#### [Required work]
Check each line of the entries below for the string "that"; copy every line where it appears.
-- Start of Dataset records --
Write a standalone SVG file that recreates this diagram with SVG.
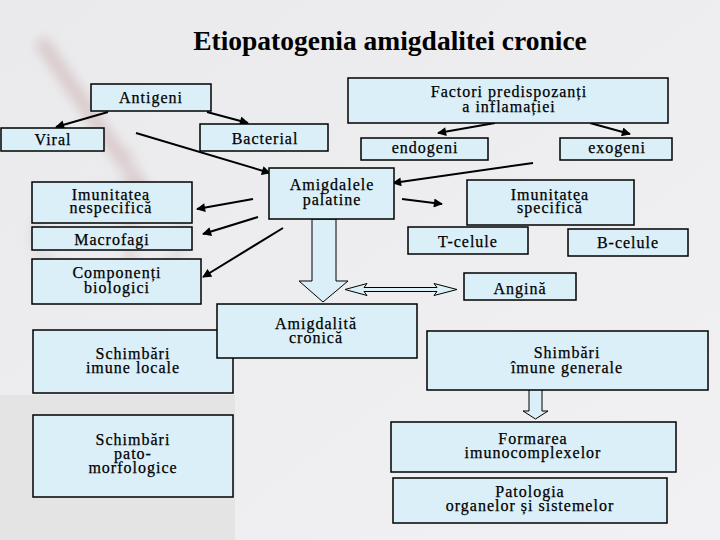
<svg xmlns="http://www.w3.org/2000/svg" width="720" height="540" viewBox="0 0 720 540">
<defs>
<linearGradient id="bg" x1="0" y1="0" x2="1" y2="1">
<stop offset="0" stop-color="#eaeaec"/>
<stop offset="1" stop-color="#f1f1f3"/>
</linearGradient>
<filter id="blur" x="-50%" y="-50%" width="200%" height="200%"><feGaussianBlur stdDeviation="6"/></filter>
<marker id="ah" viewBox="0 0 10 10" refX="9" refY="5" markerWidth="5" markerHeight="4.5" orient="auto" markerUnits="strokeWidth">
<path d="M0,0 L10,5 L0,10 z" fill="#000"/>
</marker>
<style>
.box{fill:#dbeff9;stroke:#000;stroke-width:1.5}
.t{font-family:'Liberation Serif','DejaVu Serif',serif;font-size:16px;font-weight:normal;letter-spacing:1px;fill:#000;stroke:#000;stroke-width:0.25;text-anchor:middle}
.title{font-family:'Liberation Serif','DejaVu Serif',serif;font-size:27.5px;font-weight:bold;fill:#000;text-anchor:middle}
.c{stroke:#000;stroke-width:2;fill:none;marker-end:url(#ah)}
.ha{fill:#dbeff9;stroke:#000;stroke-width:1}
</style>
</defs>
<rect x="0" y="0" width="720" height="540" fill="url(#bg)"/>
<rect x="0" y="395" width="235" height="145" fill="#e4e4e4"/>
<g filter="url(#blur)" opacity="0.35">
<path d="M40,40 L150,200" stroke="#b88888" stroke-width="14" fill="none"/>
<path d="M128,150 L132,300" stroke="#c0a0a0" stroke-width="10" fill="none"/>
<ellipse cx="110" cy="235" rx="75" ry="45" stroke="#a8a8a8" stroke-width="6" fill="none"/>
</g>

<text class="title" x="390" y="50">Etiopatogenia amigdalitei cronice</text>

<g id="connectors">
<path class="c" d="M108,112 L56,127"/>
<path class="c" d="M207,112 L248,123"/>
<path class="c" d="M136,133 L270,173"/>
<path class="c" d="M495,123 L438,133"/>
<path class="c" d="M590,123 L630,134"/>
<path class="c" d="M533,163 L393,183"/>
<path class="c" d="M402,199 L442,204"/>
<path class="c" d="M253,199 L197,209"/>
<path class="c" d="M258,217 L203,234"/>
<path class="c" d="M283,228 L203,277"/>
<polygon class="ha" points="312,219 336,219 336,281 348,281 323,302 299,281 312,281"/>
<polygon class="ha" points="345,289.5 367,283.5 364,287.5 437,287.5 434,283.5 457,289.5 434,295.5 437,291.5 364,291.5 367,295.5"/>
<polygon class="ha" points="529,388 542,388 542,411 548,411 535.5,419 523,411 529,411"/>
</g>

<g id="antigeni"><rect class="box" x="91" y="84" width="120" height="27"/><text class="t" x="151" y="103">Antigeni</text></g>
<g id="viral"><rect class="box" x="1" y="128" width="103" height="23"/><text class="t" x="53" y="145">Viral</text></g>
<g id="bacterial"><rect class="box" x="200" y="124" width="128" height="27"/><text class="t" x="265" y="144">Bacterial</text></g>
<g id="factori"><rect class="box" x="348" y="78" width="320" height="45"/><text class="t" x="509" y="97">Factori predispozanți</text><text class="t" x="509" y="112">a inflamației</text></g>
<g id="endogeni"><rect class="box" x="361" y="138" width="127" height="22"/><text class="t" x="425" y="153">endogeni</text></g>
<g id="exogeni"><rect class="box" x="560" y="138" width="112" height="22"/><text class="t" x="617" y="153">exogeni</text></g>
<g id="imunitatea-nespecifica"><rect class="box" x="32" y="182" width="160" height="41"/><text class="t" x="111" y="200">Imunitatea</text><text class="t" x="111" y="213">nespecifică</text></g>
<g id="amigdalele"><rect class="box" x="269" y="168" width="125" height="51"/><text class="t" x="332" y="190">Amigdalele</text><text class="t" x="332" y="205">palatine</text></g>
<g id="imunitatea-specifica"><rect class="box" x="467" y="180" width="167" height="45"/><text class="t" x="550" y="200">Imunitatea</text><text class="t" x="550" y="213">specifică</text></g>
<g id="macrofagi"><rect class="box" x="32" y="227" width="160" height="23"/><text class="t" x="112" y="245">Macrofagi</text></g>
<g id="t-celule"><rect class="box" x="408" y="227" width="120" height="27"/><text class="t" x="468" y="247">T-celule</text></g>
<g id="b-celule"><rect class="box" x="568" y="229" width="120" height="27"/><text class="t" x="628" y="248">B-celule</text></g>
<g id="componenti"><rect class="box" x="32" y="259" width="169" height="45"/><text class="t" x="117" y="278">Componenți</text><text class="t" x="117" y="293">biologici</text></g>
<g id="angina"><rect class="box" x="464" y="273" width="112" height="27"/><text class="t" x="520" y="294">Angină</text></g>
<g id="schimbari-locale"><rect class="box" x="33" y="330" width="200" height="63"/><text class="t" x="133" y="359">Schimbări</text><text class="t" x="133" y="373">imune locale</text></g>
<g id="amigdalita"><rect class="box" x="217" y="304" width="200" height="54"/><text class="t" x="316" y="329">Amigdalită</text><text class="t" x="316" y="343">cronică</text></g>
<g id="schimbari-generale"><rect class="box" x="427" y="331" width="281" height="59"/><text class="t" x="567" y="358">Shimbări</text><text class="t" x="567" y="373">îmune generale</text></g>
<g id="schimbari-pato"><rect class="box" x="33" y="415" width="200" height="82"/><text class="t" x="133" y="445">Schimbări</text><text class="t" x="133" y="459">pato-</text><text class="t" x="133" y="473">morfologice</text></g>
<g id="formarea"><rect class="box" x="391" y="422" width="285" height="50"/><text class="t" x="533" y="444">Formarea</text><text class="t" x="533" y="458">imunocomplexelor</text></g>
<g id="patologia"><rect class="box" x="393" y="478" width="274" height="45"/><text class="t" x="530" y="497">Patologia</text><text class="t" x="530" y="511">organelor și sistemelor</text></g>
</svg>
-- End of Dataset records --
-- Start of Dataset records --
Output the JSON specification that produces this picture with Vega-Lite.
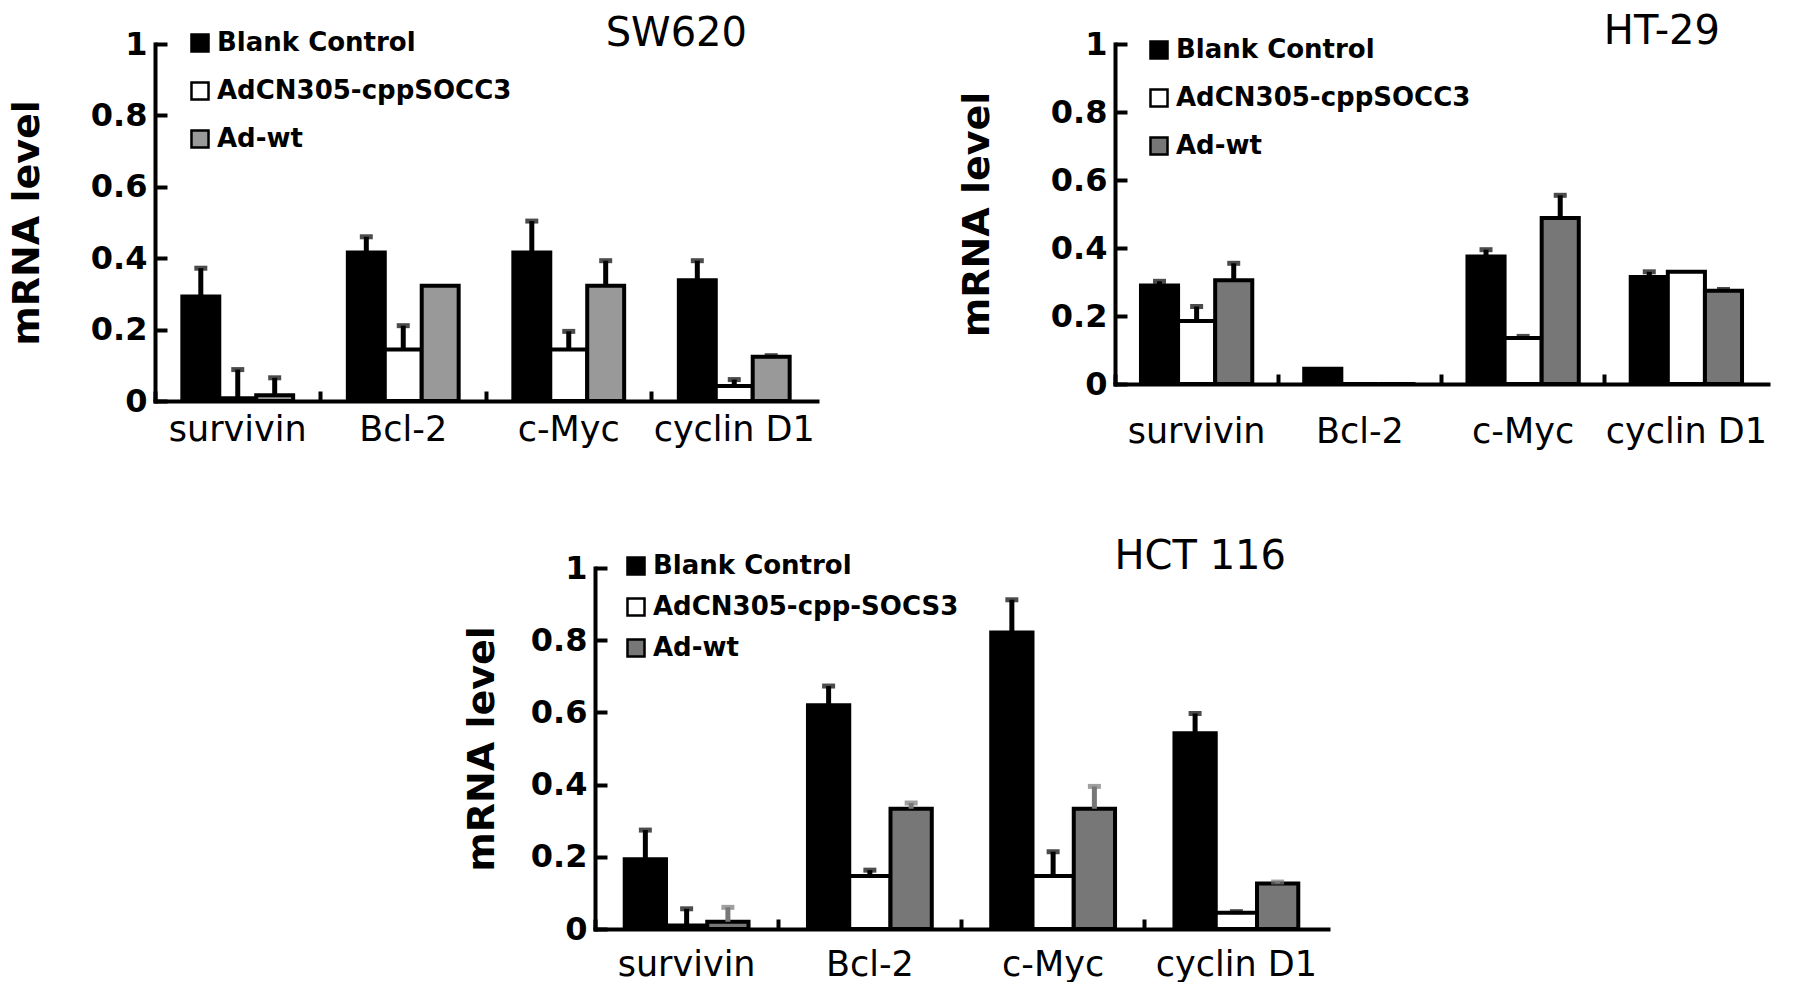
-- End of Dataset records --
#### [Exercise output]
Write a standalone SVG file that recreates this diagram with SVG.
Output the JSON specification that produces this picture with Vega-Lite.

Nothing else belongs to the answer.